Amarillo College Reading

Welcome to the Amarillo College Reading Department Home Page.

For over 35 years Amarillo College has been concerned about students who come to school who are underprepared. In 1974, the Dean and Vice-President of Academics, Dr. R. E. Byrd, made the decision that something must be done to retain the students who were enrolling in classes but not completing or being successful.  After much thought and research it was determined that the college would offer a reading class to help students.  That was the beginning of the Reading Program at Amarillo College.  The college was not mandated to do this but only wanted to serve students better.

The reading class was a success, and students were so appreciative of the opportunity to improve skills. The word soon spread and students were enrolling because they wanted to be successful.

With the support of the College and administration the one reading class grew to 3 levels of developmental reading.  The College designed an AC Placement Test to place students into the different levels. Thus students were required to take a placement test upon enrolling at the college.  Students were then placed into the required developmental classes.  The statistical data collected at the College supported the concept that these classes make a difference for the students who enroll them.  For the most part, they do as well in college-level classes after completing developmental as those students who were prepared for college-level at enrollment.

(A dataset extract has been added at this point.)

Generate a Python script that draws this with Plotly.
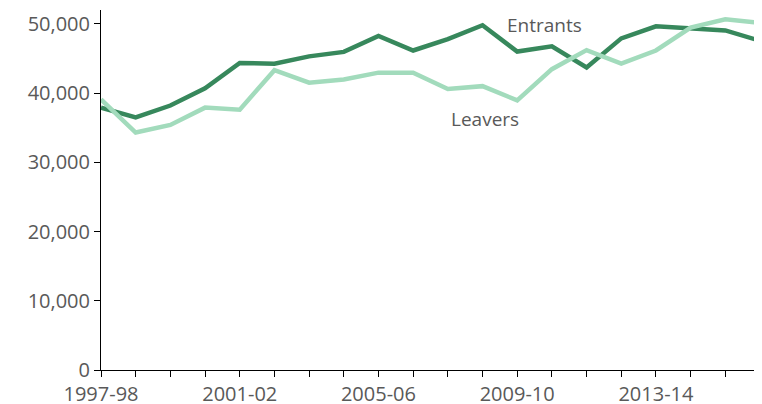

In 1989 when the state mandated the Texas Academic Support Program (TASP), Amarillo College was ready.  They had been serving underprepared students for over 15 years. They only had to fit their program into the mandates of the Texas Legislature.   In 2003, the legislature repealed TASP and replaced it with the Texas Success Initiative (TSI).   This program uses assessments, advising and developmental classes to ensure students have college-level skills just as Amarillo College did over 35 years ago.  Amarillo College continues to change and modify classes and look for unique and better ways to serve students and to ensure they are ready for the college-level coursework.